The bill tightens definitions and reporting to curb wasteful federal 'swag' spending and increase transparency, but it raises administrative costs and risks restricting or complicating legitimate outreach—potentially offsetting some savings.
Taxpayers: Reduces federal spending on promotional 'swag' and mascots, potentially lowering wasteful expenditures.
Federal agencies and managers: Establishes clearer definitions for what counts as advertising and for 'swag', making it easier to track, justify, and limit PR merchandise purchases.
Federal agencies and taxpayers: Increases transparency by requiring agencies to report prior-year public relations and advertising spending in annual budget justifications, improving oversight.

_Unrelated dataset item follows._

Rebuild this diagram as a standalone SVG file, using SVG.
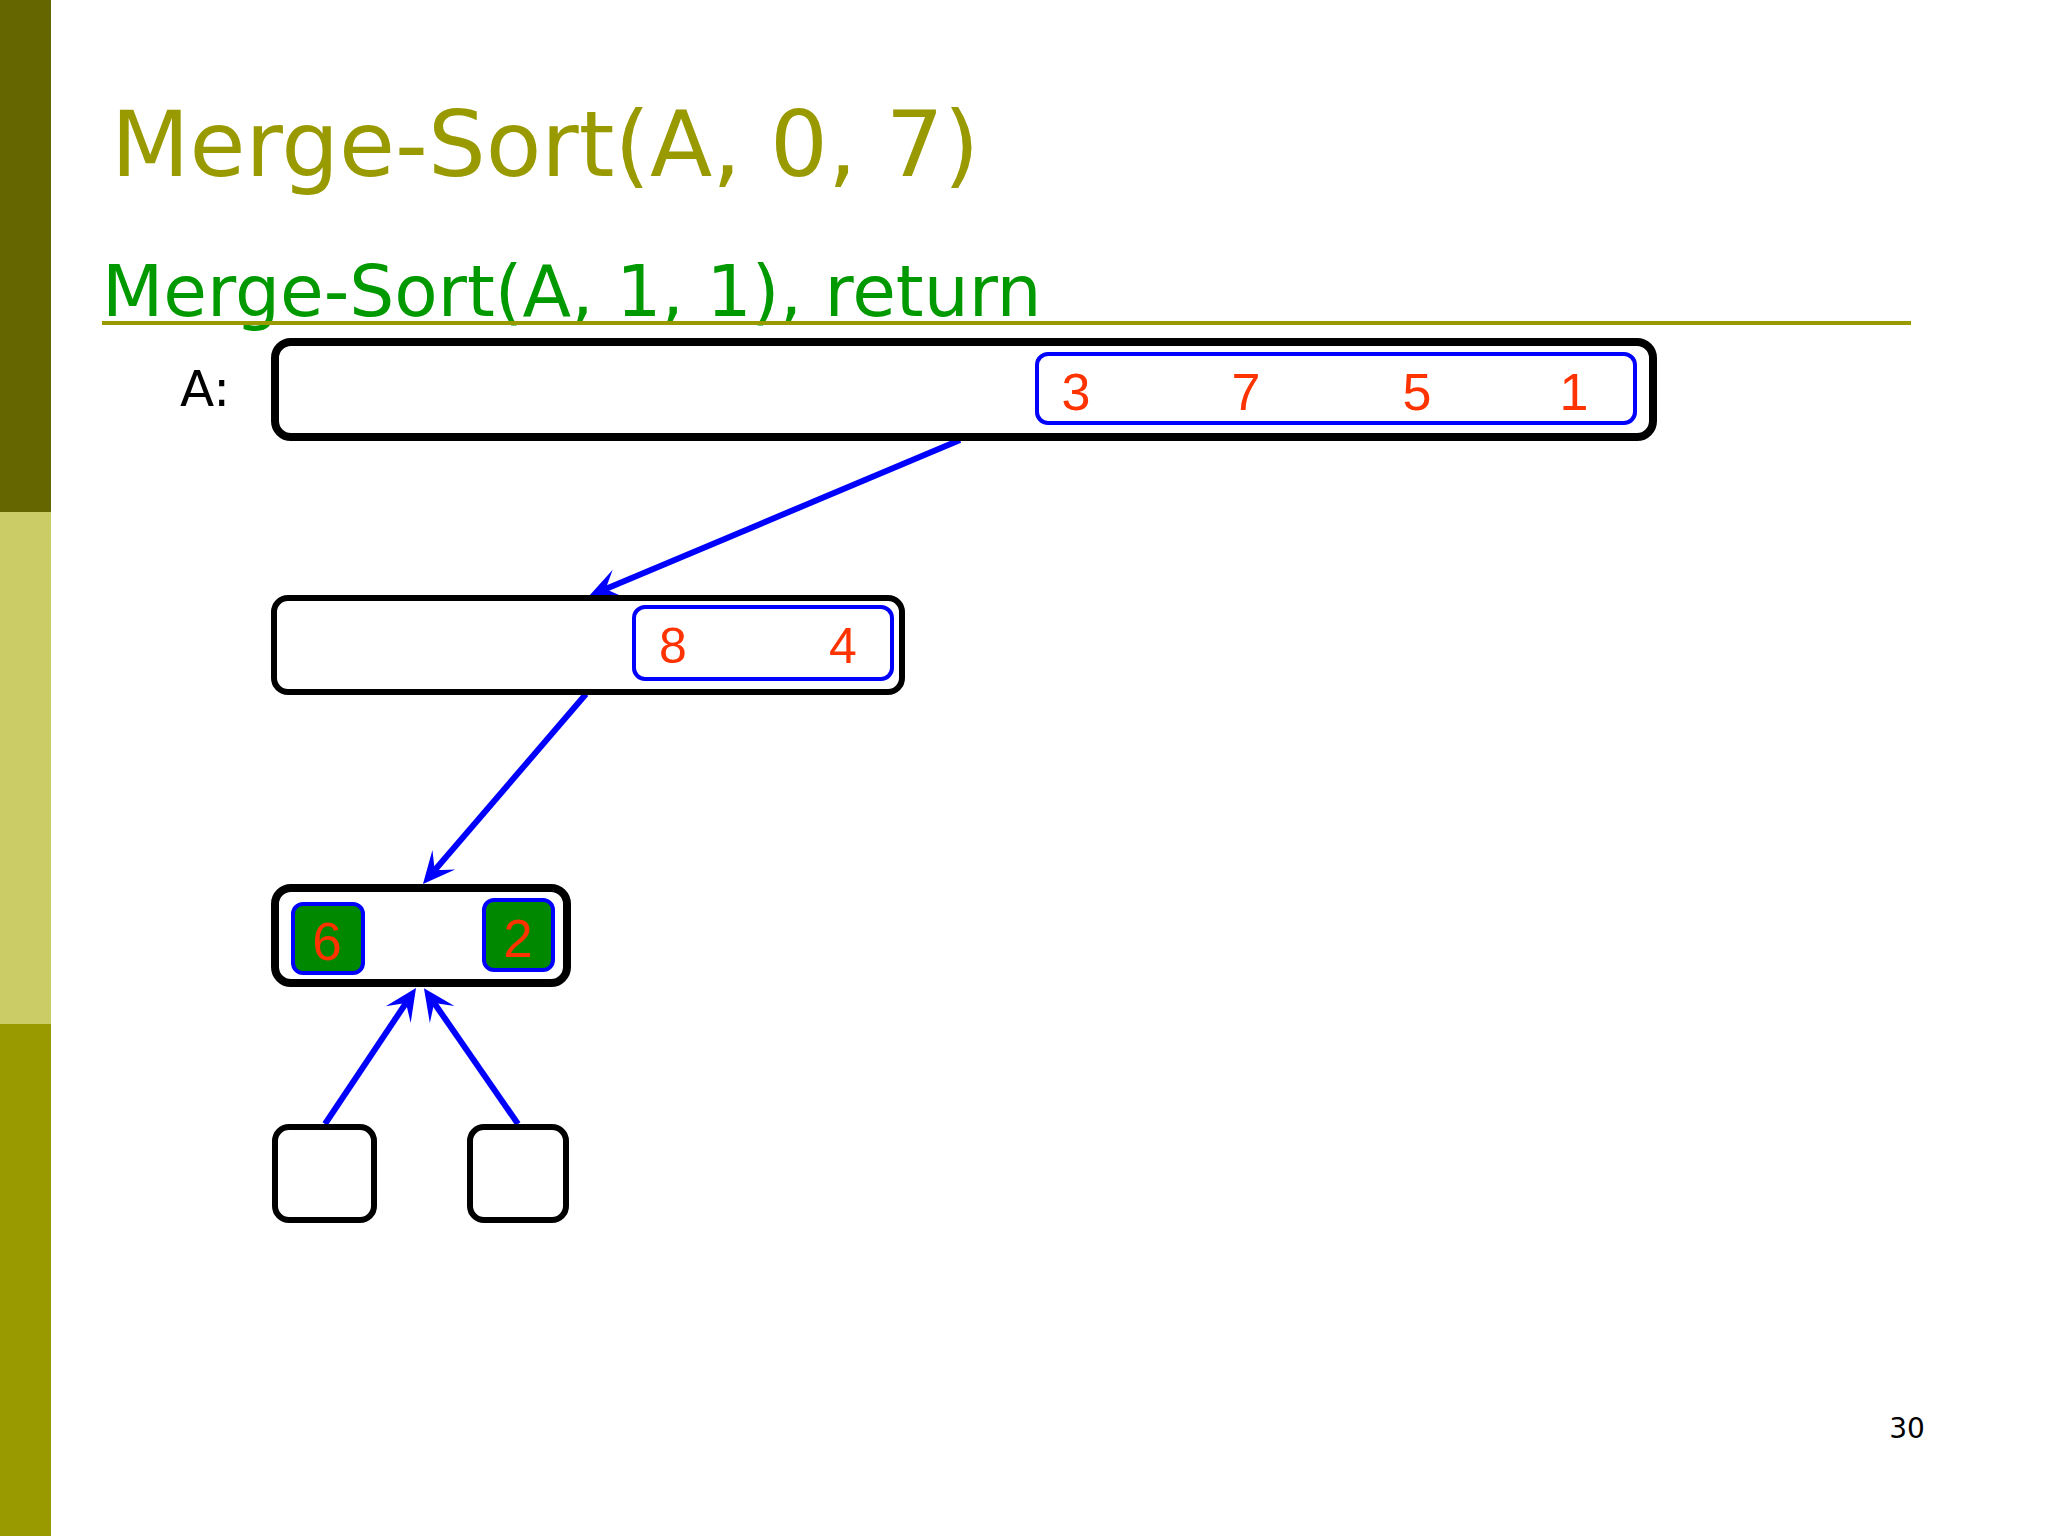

Federal employees and agencies (and taxpayers indirectly): Imposes additional administrative and reporting burdens—classifying communications and items, conducting ROI analyses, and adding PR spending detail to budgets—which will consume staff time and resources.
State and local outreach programs, small federal programs, and public‑education efforts: Could unintentionally restrict legitimate mission-driven outreach that relies on modest promotional items, reducing public engagement or delaying outreach.
Taxpayers: Some anticipated savings may be offset because agencies will need to spend resources to comply with new rules (ROI analyses, tracking, reporting), reducing net fiscal benefit.
Based on analysis of 3 sections of legislative text.
Introduced January 28, 2025 by Michael Cloud · Last progress January 28, 2025
Stops federal agencies from spending federal funds to purchase or distribute free promotional items (“swag”) or to create/use mascots to promote an agency, program, or agenda, while allowing limited exceptions (mission-driven items with a positive return on investment, military and federal recruitment, and census items). Agencies must add a line in their annual budget justification describing the prior year’s public relations and advertising spending (and may include estimated return on investment). The Office of Management and Budget must issue implementing rules within 180 days of enactment. The law defines key terms (what counts as advertising, swag, mascot, return on investment, and agency), lists examples and some explicit exclusions for swag, and sets out the exceptions for use of swag or mascots so agencies can continue recruitment and certain statutorily authorized items.